If the game were won on yards, and not points, Kubiak would have a great offense on his hands and would win many games. But once he gets a lead, he rarely tries to pad it and usually takes the foot off the gas of his offensive machine, as though he could start running out the clock midway through the second quarter. it’s almost as if he doesn’t understand that passing up scoring opportunities isn’t “safe”, it’s foolish. Bad coaches are passive and reactive; good coaches are aggressive and go for points when they are there to be had.

The stats don’t fully support my argument, but I’ll use them to help it anyway. Through 3 games, Houston is 30th in red-zone scoring percentage, at 31.25%. The Texans haven’t been consistently this bad at red-zone scoring: looking back a few years, they were 5th in 2010, 13th in 2009, and 26th in 2008. I think there is an explanation that supports my theory, though: in 2010, the combination of a finally-strong running game led by Arian Foster and the fact that the Texans’ defense forced them to frequently play from behind (which opened up Kubiak’s play-calling, since I think he tends to be at his worst when playing with a lead) led to their red-zone success. In 2009, the team went 9-7, their best record under Kubiak, and I think the increase in red zone scoring is a large reason why (it also demonstrates they’re certainly capable of it, which is why it baffles me that Kubiak still makes so many obvious mistakes).

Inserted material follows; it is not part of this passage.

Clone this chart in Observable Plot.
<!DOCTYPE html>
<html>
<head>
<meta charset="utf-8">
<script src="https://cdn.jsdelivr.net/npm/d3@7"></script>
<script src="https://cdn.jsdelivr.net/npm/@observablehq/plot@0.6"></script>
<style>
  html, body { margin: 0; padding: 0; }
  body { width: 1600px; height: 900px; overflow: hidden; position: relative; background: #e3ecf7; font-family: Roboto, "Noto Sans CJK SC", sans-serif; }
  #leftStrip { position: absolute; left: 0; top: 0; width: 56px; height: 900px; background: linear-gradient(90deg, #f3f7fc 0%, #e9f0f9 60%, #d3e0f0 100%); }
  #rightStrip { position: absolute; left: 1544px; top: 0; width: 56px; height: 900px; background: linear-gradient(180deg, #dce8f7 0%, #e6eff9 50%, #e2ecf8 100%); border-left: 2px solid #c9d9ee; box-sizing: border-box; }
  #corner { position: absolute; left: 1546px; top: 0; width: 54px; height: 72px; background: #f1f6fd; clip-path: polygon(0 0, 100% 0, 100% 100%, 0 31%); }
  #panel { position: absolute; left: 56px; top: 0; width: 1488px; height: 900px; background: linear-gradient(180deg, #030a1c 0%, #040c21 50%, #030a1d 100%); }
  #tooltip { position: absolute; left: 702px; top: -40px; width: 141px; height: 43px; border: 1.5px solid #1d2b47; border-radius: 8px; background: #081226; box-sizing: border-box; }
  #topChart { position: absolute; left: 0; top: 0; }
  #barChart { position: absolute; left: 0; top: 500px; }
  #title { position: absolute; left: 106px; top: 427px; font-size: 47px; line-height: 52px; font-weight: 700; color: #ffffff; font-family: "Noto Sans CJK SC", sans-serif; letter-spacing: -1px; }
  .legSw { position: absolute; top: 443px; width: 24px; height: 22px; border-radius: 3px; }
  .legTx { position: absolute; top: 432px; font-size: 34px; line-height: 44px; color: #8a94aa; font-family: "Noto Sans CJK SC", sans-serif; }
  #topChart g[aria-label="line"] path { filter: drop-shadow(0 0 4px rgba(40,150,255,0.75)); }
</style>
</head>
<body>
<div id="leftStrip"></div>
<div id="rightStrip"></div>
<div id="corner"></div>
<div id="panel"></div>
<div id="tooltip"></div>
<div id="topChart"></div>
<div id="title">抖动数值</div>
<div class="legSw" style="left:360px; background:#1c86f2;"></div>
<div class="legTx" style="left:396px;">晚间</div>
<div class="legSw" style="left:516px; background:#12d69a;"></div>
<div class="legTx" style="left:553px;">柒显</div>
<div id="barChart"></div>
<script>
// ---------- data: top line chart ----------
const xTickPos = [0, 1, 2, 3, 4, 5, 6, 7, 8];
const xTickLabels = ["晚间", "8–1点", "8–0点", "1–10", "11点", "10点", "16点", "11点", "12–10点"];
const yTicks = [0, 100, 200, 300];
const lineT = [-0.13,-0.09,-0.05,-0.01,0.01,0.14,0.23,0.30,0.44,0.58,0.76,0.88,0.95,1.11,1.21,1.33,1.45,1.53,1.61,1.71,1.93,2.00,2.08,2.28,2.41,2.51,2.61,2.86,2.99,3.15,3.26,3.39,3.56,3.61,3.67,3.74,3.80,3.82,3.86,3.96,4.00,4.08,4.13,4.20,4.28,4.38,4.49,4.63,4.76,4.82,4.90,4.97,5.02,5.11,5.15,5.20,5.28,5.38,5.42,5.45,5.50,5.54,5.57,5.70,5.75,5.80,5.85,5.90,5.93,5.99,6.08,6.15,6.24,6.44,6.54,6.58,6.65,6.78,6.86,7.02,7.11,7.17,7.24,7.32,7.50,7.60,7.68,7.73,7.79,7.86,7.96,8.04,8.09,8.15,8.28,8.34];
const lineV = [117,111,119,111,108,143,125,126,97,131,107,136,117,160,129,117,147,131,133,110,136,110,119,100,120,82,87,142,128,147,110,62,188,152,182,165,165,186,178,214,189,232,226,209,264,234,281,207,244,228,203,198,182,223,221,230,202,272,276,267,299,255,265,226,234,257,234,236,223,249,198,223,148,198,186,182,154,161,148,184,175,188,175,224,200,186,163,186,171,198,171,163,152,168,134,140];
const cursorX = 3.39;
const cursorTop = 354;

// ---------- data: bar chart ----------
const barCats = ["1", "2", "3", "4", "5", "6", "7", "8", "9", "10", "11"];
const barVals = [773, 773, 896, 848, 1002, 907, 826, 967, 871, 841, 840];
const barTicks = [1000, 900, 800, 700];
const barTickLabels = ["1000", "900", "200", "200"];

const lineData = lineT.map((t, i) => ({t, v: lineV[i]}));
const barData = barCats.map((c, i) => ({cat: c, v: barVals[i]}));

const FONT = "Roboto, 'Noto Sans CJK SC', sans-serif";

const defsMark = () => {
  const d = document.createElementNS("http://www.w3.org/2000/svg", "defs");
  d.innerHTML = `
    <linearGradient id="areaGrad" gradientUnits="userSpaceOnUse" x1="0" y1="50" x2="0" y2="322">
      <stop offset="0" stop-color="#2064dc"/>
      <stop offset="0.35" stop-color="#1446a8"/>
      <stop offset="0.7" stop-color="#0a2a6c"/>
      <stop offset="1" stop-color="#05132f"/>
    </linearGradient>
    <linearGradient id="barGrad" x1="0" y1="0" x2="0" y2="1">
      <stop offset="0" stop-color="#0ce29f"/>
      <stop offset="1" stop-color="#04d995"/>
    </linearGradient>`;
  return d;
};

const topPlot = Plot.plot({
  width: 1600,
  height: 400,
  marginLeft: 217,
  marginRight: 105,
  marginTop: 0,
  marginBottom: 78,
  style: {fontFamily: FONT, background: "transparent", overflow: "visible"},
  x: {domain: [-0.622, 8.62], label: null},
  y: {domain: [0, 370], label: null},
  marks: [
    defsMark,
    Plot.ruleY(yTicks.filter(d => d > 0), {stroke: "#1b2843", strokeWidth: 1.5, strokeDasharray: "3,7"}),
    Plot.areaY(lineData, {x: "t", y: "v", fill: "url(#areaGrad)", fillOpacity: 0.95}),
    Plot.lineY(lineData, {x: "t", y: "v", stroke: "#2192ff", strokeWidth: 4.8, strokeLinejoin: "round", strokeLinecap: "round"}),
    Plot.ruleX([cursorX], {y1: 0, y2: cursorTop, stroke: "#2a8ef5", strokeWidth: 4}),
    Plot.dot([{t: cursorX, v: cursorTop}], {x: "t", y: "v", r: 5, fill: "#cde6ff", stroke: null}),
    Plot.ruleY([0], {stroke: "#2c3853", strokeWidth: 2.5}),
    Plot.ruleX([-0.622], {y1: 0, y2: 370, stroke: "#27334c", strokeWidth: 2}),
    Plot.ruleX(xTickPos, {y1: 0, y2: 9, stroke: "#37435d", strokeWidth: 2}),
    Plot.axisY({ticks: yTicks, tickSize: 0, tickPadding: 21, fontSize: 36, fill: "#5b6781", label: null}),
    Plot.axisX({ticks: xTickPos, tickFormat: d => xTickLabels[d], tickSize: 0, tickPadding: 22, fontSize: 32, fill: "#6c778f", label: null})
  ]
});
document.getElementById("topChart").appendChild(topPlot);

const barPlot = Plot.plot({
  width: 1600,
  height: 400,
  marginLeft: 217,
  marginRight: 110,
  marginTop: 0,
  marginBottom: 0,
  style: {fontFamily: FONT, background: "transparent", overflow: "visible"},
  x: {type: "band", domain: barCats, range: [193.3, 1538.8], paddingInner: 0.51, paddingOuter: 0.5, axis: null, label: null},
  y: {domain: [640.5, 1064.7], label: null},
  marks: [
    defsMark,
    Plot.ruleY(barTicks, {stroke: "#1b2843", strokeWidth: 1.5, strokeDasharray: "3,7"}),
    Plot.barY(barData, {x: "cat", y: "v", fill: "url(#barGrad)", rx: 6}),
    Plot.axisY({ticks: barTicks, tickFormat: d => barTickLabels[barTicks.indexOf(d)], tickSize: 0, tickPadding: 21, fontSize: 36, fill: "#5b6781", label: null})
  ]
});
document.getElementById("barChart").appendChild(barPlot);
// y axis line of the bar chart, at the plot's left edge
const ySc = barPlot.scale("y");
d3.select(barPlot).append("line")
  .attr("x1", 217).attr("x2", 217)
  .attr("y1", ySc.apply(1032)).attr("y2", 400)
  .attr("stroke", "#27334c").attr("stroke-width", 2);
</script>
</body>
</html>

As far as not-terribly-useful stats go, I decided to calculate the yards per point of every team in 2010. It’s descriptive, not predictive, and it isn’t adjusted for anything (to really be more accurate in describing my point, it should be yards per offensive touchdown), but it works as an elegant shorthand in this case. It’s simply (total offensive yards / points) (lower is better), and the 2010 Texans, who were 3rd in offensive yards but 9th in points, ranked 22nd, just behind Tennessee (6-10; fired both their coach and their QB after the season) and just ahead of Denver (2-14; another fired coach) and Cincinnati (4-12; QB retired rather than come back to such an inept organization).

Anyway, even if you don’t buy that Kubiak doesn’t perform well in the red zone, or doesn’t perform well with a lead, you will probably agree that not trying to score at the end of the first half is a mistake emblematic of a wrong way of thinking about the game. The Texans had a one-score lead, their offense had been moving the ball, and the Saints were getting the ball to start the second half– and Kubiak willingly declined the opportunity to score points.

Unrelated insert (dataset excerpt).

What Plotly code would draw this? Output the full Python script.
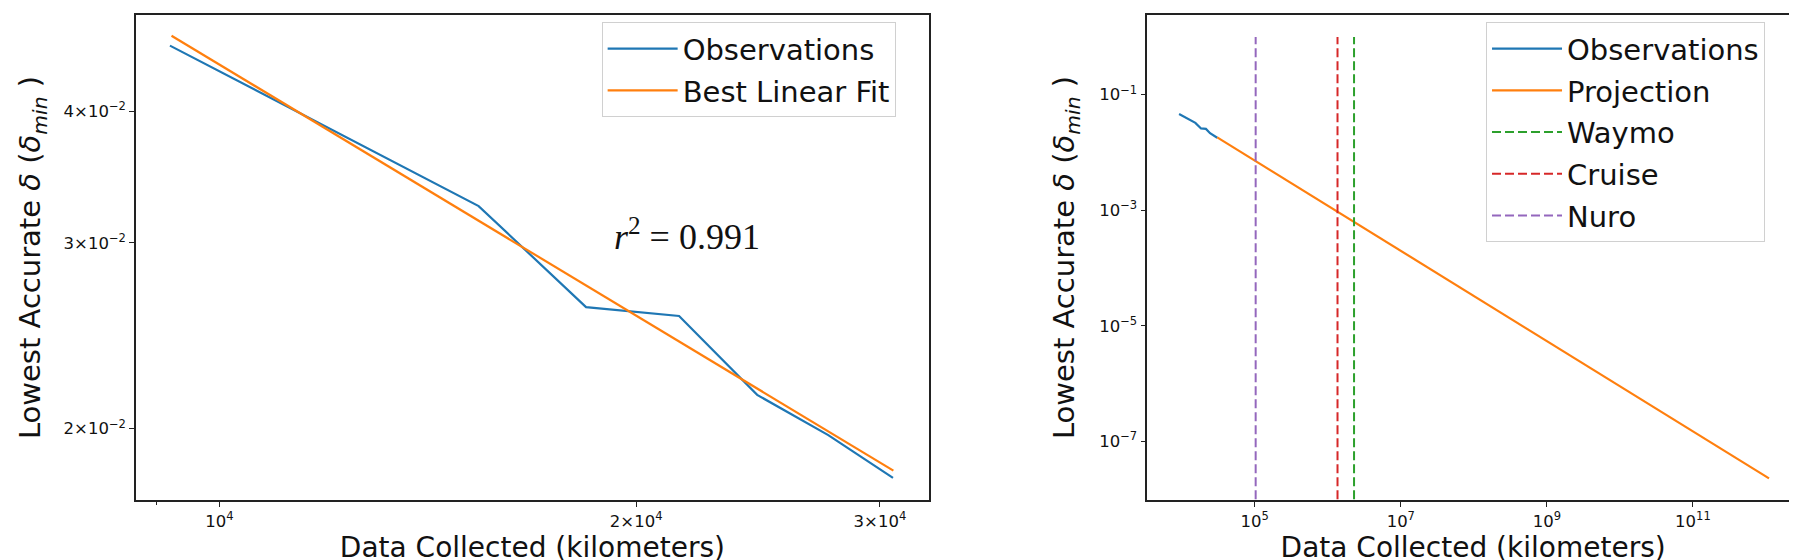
import plotly.graph_objects as go
from plotly.subplots import make_subplots

# Observed lowest accurate delta vs. data collected (km)
obs_km = [9209, 15390, 18400, 21480, 24460, 27530, 30660]
obs_delta = [0.04615, 0.03251, 0.02608, 0.02558, 0.02153, 0.01972, 0.01796]

# Best linear fit in log-log space (end points)
fit_km = [9233, 30680]
fit_delta = [0.04716, 0.01825]

# Projection of the fit out to 1e12 km
proj_km = [30660, 1.1e12]
proj_delta = [0.01825, 2.29e-8]

# Fleet mileage of each company
company_names = ["Waymo", "Cruise", "Nuro"]
company_km = [2.29e6, 1.36e6, 1.03e5]
company_colors = ["#2ca02c", "#d62728", "#9467bd"]
vline_span = [1e-8, 1]

# Tick labels
left_xticks = [1e4, 2e4, 3e4]
left_xtext = ["10<sup>4</sup>", "2×10<sup>4</sup>", "3×10<sup>4</sup>"]
left_yticks = [0.02, 0.03, 0.04]
left_ytext = ["2×10<sup>−2</sup>", "3×10<sup>−2</sup>", "4×10<sup>−2</sup>"]
right_xticks = [1e5, 1e7, 1e9, 1e11]
right_xtext = ["10<sup>5</sup>", "10<sup>7</sup>", "10<sup>9</sup>", "10<sup>11</sup>"]
right_yticks = [1e-1, 1e-3, 1e-5, 1e-7]
right_ytext = ["10<sup>−1</sup>", "10<sup>−3</sup>", "10<sup>−5</sup>", "10<sup>−7</sup>"]

BLUE = "#1f77b4"
ORANGE = "#ff7f0e"
FONT = "DejaVu Sans"

fig = make_subplots(rows=1, cols=2)

# Left panel: observations and fit
fig.add_trace(go.Scatter(x=obs_km, y=obs_delta, mode="lines", name="Observations",
                         line=dict(color=BLUE, width=2.2), legend="legend",
                         legendgroup="a"), row=1, col=1)
fig.add_trace(go.Scatter(x=fit_km, y=fit_delta, mode="lines", name="Best Linear Fit",
                         line=dict(color=ORANGE, width=2.2), legend="legend",
                         legendgroup="b"), row=1, col=1)

# Right panel: observations, projection and company mileage
fig.add_trace(go.Scatter(x=obs_km, y=obs_delta, mode="lines", name="Observations",
                         line=dict(color=BLUE, width=2.2), legend="legend2",
                         legendgroup="c"), row=1, col=2)
fig.add_trace(go.Scatter(x=proj_km, y=proj_delta, mode="lines", name="Projection",
                         line=dict(color=ORANGE, width=2.2), legend="legend2",
                         legendgroup="d"), row=1, col=2)
for name, km, color in zip(company_names, company_km, company_colors):
    fig.add_trace(go.Scatter(x=[km, km], y=vline_span, mode="lines", name=name,
                             line=dict(color=color, width=2, dash="9px,4px"),
                             legend="legend2", legendgroup=name), row=1, col=2)

axis_common = dict(
    type="log", showgrid=False, zeroline=False,
    showline=True, linecolor="#222", linewidth=1.5, mirror=True,
    ticks="outside", ticklen=5, tickwidth=1.2, tickcolor="#222",
    tickfont=dict(family=FONT, size=16.5, color="#111"),
    automargin=False,
)
xtitle_font = dict(family=FONT, size=28, color="#111")
ytitle_font = dict(family=FONT, size=29, color="#111")
ytitle = "Lowest Accurate <i>δ</i> (<i>δ<sub>min</sub></i> )"

fig.update_xaxes(axis_common, row=1, col=1, domain=[0, 0.4767],
                 range=[3.9397, 4.5124], tickmode="array",
                 tickvals=left_xticks, ticktext=left_xtext,
                 minor=dict(tickvals=[9000], ticklen=3, tickcolor="#222", ticks="outside"),
                 title=dict(text="Data Collected (kilometers)", font=xtitle_font, standoff=7))
fig.update_yaxes(axis_common, row=1, col=1,
                 range=[-1.7666, -1.3068], tickmode="array",
                 tickvals=left_yticks, ticktext=left_ytext,
                 title=dict(text=ytitle, font=ytitle_font, standoff=14))
fig.update_xaxes(axis_common, row=1, col=2, domain=[0.6081, 1.0],
                 range=[3.5288, 12.452], tickmode="array",
                 tickvals=right_xticks, ticktext=right_xtext,
                 title=dict(text="Data Collected (kilometers)", font=xtitle_font, standoff=7))
fig.update_yaxes(axis_common, row=1, col=2,
                 range=[-8.014, 0.379], tickmode="array",
                 tickvals=right_yticks, ticktext=right_ytext,
                 title=dict(text=ytitle, font=ytitle_font, standoff=16))

# r^2 label on the left panel
fig.add_annotation(x=0.3313, y=0.548, xref="paper", yref="paper",
                   xanchor="center", yanchor="middle",
                   text="<i>r</i><sup>2</sup> = 0.991", showarrow=False,
                   font=dict(family="Liberation Serif", size=36, color="#111"))

legend_common = dict(
    bgcolor="rgba(255,255,255,0.8)", bordercolor="#d0d0d0", borderwidth=1,
    font=dict(family=FONT, size=29, color="#111"),
    xanchor="left", yanchor="top", itemwidth=70, tracegroupgap=1,
)

fig.update_layout(
    width=1797, height=560,
    margin=dict(l=128, r=6, t=7, b=68),
    plot_bgcolor="white", paper_bgcolor="white",
    font=dict(family=FONT, color="#111"),
    legend=dict(legend_common, x=0.280, y=0.985),
    legend2=dict(legend_common, x=0.8118, y=0.985),
)

fig.write_html("out.html")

That’s just my observation. I get to watch a lot of the Texans in Houston, and I see them frequently lose games they could win. Today’s was another example, and it provided great examples of what I think the real problem is– Gary Kubiak’s inability or unwillingness to put points on the board.

(For the record, I think today’s game also demonstrated either a poor ability to make halftime adjustments on Kubiak’s part, or another example of Sean Payton being great at it. Given that Payton is the guy who called for the awesomest onside kick ever, I’ll give Kubiak the benefit of the doubt on that one. For now.)